EXERCISE INSTRUCTIONS
Retype the whole listing verbatim and keep the pictures out of it.

INFORMATION SHOWN
————
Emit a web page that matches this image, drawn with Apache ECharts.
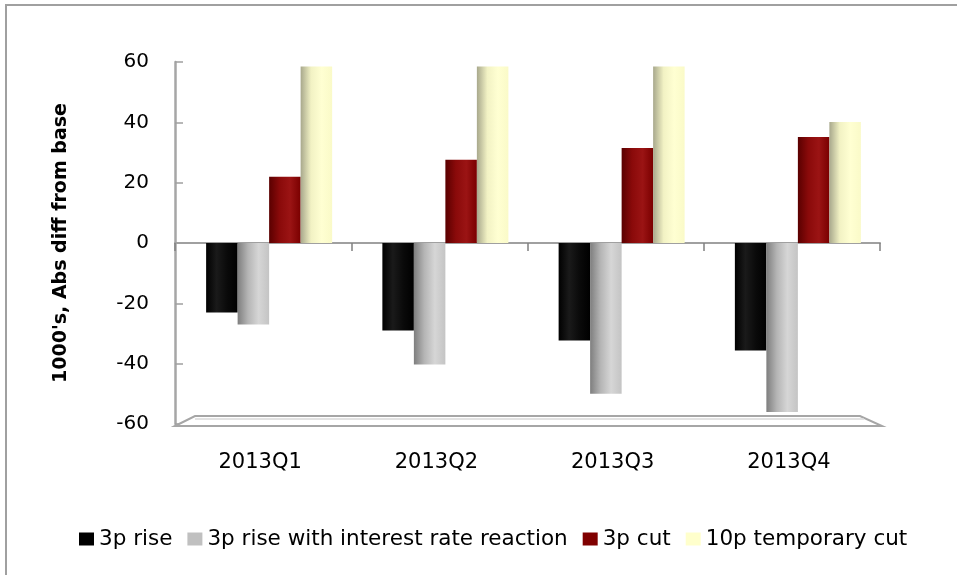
<!DOCTYPE html>
<html>
<head>
<meta charset="utf-8">
<script src="https://cdn.jsdelivr.net/npm/echarts@6/dist/echarts.min.js"></script>
<style>
  html, body { margin: 0; padding: 0; background: #ffffff; }
  #chart { width: 957px; height: 575px; }
</style>
</head>
<body>
<div id="chart"></div>
<script>
// Quarters on the horizontal axis
const quarters = ['2013Q1', '2013Q2', '2013Q3', '2013Q4'];

// Absolute difference from base, in thousands
const rise3p = [-23, -29, -32.3, -35.6];
const rise3pRate = [-27, -40.3, -50, -56];
const cut3p = [22, 27.6, 31.5, 35.1];
const tempCut10p = [58.5, 58.5, 58.5, 40.1];

const seriesNames = ['3p rise', '3p rise with interest rate reaction', '3p cut', '10p temporary cut'];
const yTicks = { min: -60, max: 60, step: 20 };

const FONT = '"DejaVu Sans", "Noto Sans", sans-serif';

// Horizontal shading that gives each column a rounded, cylinder-like look
function shade(stops) {
  return new echarts.graphic.LinearGradient(0, 0, 1, 0,
    stops.map((c, i) => ({ offset: i / (stops.length - 1), color: c })));
}
const fills = [
  shade(['#000000', '#1a1a1a', '#0a0a0a', '#000000']),
  shade(['#7e7e7e', '#b5b5b5', '#d6d6d6', '#c4c4c4']),
  shade(['#5a0000', '#8a0a0a', '#9b1414', '#7a0000']),
  shade(['#a8a88c', '#f2f2c4', '#ffffd2', '#fafac8'])
];
const legendColors = ['#000000', '#c0c0c0', '#800000', '#ffffcc'];
const seriesData = [rise3p, rise3pRate, cut3p, tempCut10p];

const chart = echarts.init(document.getElementById('chart'), null, { renderer: 'canvas' });

// Main plot area (axes) and a copy nudged right for the columns, which sit
// slightly right of centre in each quarter because of the 3-D projection.
const plotGrid = { left: 175, right: 77, top: 62, bottom: 151 };
const barGrid = { left: 181, right: 71, top: 62, bottom: 151 };

const option = {
  animation: false,
  backgroundColor: '#ffffff',
  grid: [plotGrid, barGrid],
  legend: {
    left: 74,
    top: 523,
    width: 880,
    itemWidth: 15,
    itemHeight: 13,
    itemGap: 15,
    icon: 'rect',
    textStyle: { fontFamily: FONT, fontSize: 21.5, color: '#000000' },
    data: seriesNames.map((n, i) => ({ name: n, itemStyle: { color: legendColors[i] } }))
  },
  xAxis: [
    {
      // category labels along the bottom of the plot
      type: 'category',
      gridIndex: 0,
      data: quarters,
      position: 'bottom',
      axisLine: { show: false, onZero: false },
      axisTick: { show: false },
      axisLabel: { fontFamily: FONT, fontSize: 21, color: '#000000', margin: 28, padding: [0, 6, 0, 0] }
    },
    {
      // baseline at zero with dividing ticks
      type: 'category',
      gridIndex: 0,
      data: quarters,
      position: 'bottom',
      axisLine: { show: true, onZero: true, lineStyle: { color: '#a0a0a0', width: 2 } },
      axisTick: { show: true, length: 8, lineStyle: { color: '#808080', width: 1.5 } },
      axisLabel: { show: false }
    },
    {
      type: 'category',
      gridIndex: 1,
      data: quarters,
      show: false
    }
  ],
  yAxis: [
    {
      type: 'value',
      gridIndex: 0,
      min: yTicks.min,
      max: yTicks.max,
      interval: yTicks.step,
      name: "1000's, Abs diff from base",
      nameLocation: 'middle',
      nameGap: 104,
      nameTextStyle: { fontFamily: FONT, fontSize: 19, fontWeight: 'bold', color: '#000000' },
      axisLine: { show: true, lineStyle: { color: '#a6a6a6', width: 2.5 } },
      axisTick: { show: true, inside: true, length: 8, lineStyle: { color: '#a0a0a0', width: 1.5 } },
      axisLabel: { fontFamily: FONT, fontSize: 20, color: '#000000', margin: 26 },
      splitLine: { show: false }
    },
    {
      type: 'value',
      gridIndex: 1,
      min: yTicks.min,
      max: yTicks.max,
      interval: yTicks.step,
      show: false,
      splitLine: { show: false }
    }
  ],
  series: seriesNames.map((name, i) => ({
    name: name,
    type: 'bar',
    xAxisIndex: 2,
    yAxisIndex: 1,
    barWidth: 31.5,
    barGap: '0%',
    itemStyle: { color: fills[i] },
    data: seriesData[i]
  }))
};

chart.setOption(option);

// Floor slab below the plot and the outer frame, placed from the axis scale
function drawDecor() {
  const yBottom = chart.convertToPixel({ yAxisIndex: 0 }, yTicks.min);
  const gridRect = chart.getModel().getComponent('grid', 0).coordinateSystem.getRect();
  const x0 = gridRect.x, x1 = gridRect.x + gridRect.width;
  const depth = 10, inset = 20;
  chart.setOption({
    graphic: [
      {
        type: 'polygon',
        shape: { points: [[x0, yBottom + 2], [x0 + inset, yBottom - depth + 2], [x1 - inset, yBottom - depth + 2], [x1 + 2, yBottom + 2]] },
        style: { fill: '#ffffff', stroke: '#a6a6a6', lineWidth: 2 },
        z: 1
      },
      {
        type: 'line',
        shape: { x1: x0 + inset, y1: yBottom - depth + 5, x2: x1 - inset + 4, y2: yBottom - depth + 5 },
        style: { stroke: '#d9d9d9', lineWidth: 1.5 },
        z: 1
      },
      {
        type: 'rect',
        shape: { x: 6, y: 5, width: 1000, height: 700 },
        style: { fill: null, stroke: '#a0a0a0', lineWidth: 2 },
        silent: true,
        z: 0
      }
    ]
  });
}
drawDecor();
</script>
</body>
</html>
————
TASK RESPONSE
Emit a web page that matches this image, drawn with Apache ECharts.
<!DOCTYPE html>
<html>
<head>
<meta charset="utf-8">
<script src="https://cdn.jsdelivr.net/npm/echarts@6/dist/echarts.min.js"></script>
<style>
  html, body { margin: 0; padding: 0; background: #ffffff; }
  #chart { width: 957px; height: 575px; }
</style>
</head>
<body>
<div id="chart"></div>
<script>
// Quarters on the horizontal axis
const quarters = ['2013Q1', '2013Q2', '2013Q3', '2013Q4'];

// Absolute difference from base, in thousands
const rise3p = [-23, -29, -32.3, -35.6];
const rise3pRate = [-27, -40.3, -50, -56];
const cut3p = [22, 27.6, 31.5, 35.1];
const tempCut10p = [58.5, 58.5, 58.5, 40.1];

const seriesNames = ['3p rise', '3p rise with interest rate reaction', '3p cut', '10p temporary cut'];
const yTicks = { min: -60, max: 60, step: 20 };

const FONT = '"DejaVu Sans", "Noto Sans", sans-serif';

// Horizontal shading that gives each column a rounded, cylinder-like look
function shade(stops) {
  return new echarts.graphic.LinearGradient(0, 0, 1, 0,
    stops.map((c, i) => ({ offset: i / (stops.length - 1), color: c })));
}
const fills = [
  shade(['#000000', '#1a1a1a', '#0a0a0a', '#000000']),
  shade(['#7e7e7e', '#b5b5b5', '#d6d6d6', '#c4c4c4']),
  shade(['#5a0000', '#8a0a0a', '#9b1414', '#7a0000']),
  shade(['#a8a88c', '#f2f2c4', '#ffffd2', '#fafac8'])
];
const legendColors = ['#000000', '#c0c0c0', '#800000', '#ffffcc'];
const seriesData = [rise3p, rise3pRate, cut3p, tempCut10p];

const chart = echarts.init(document.getElementById('chart'), null, { renderer: 'canvas' });

// Main plot area (axes) and a copy nudged right for the columns, which sit
// slightly right of centre in each quarter because of the 3-D projection.
const plotGrid = { left: 175, right: 77, top: 62, bottom: 151 };
const barGrid = { left: 181, right: 71, top: 62, bottom: 151 };

const option = {
  animation: false,
  backgroundColor: '#ffffff',
  grid: [plotGrid, barGrid],
  legend: {
    left: 74,
    top: 523,
    width: 880,
    itemWidth: 15,
    itemHeight: 13,
    itemGap: 15,
    icon: 'rect',
    textStyle: { fontFamily: FONT, fontSize: 21.5, color: '#000000' },
    data: seriesNames.map((n, i) => ({ name: n, itemStyle: { color: legendColors[i] } }))
  },
  xAxis: [
    {
      // category labels along the bottom of the plot
      type: 'category',
      gridIndex: 0,
      data: quarters,
      position: 'bottom',
      axisLine: { show: false, onZero: false },
      axisTick: { show: false },
      axisLabel: { fontFamily: FONT, fontSize: 21, color: '#000000', margin: 28, padding: [0, 6, 0, 0] }
    },
    {
      // baseline at zero with dividing ticks
      type: 'category',
      gridIndex: 0,
      data: quarters,
      position: 'bottom',
      axisLine: { show: true, onZero: true, lineStyle: { color: '#a0a0a0', width: 2 } },
      axisTick: { show: true, length: 8, lineStyle: { color: '#808080', width: 1.5 } },
      axisLabel: { show: false }
    },
    {
      type: 'category',
      gridIndex: 1,
      data: quarters,
      show: false
    }
  ],
  yAxis: [
    {
      type: 'value',
      gridIndex: 0,
      min: yTicks.min,
      max: yTicks.max,
      interval: yTicks.step,
      name: "1000's, Abs diff from base",
      nameLocation: 'middle',
      nameGap: 104,
      nameTextStyle: { fontFamily: FONT, fontSize: 19, fontWeight: 'bold', color: '#000000' },
      axisLine: { show: true, lineStyle: { color: '#a6a6a6', width: 2.5 } },
      axisTick: { show: true, inside: true, length: 8, lineStyle: { color: '#a0a0a0', width: 1.5 } },
      axisLabel: { fontFamily: FONT, fontSize: 20, color: '#000000', margin: 26 },
      splitLine: { show: false }
    },
    {
      type: 'value',
      gridIndex: 1,
      min: yTicks.min,
      max: yTicks.max,
      interval: yTicks.step,
      show: false,
      splitLine: { show: false }
    }
  ],
  series: seriesNames.map((name, i) => ({
    name: name,
    type: 'bar',
    xAxisIndex: 2,
    yAxisIndex: 1,
    barWidth: 31.5,
    barGap: '0%',
    itemStyle: { color: fills[i] },
    data: seriesData[i]
  }))
};

chart.setOption(option);

// Floor slab below the plot and the outer frame, placed from the axis scale
function drawDecor() {
  const yBottom = chart.convertToPixel({ yAxisIndex: 0 }, yTicks.min);
  const gridRect = chart.getModel().getComponent('grid', 0).coordinateSystem.getRect();
  const x0 = gridRect.x, x1 = gridRect.x + gridRect.width;
  const depth = 10, inset = 20;
  chart.setOption({
    graphic: [
      {
        type: 'polygon',
        shape: { points: [[x0, yBottom + 2], [x0 + inset, yBottom - depth + 2], [x1 - inset, yBottom - depth + 2], [x1 + 2, yBottom + 2]] },
        style: { fill: '#ffffff', stroke: '#a6a6a6', lineWidth: 2 },
        z: 1
      },
      {
        type: 'line',
        shape: { x1: x0 + inset, y1: yBottom - depth + 5, x2: x1 - inset + 4, y2: yBottom - depth + 5 },
        style: { stroke: '#d9d9d9', lineWidth: 1.5 },
        z: 1
      },
      {
        type: 'rect',
        shape: { x: 6, y: 5, width: 1000, height: 700 },
        style: { fill: null, stroke: '#a0a0a0', lineWidth: 2 },
        silent: true,
        z: 0
      }
    ]
  });
}
drawDecor();
</script>
</body>
</html>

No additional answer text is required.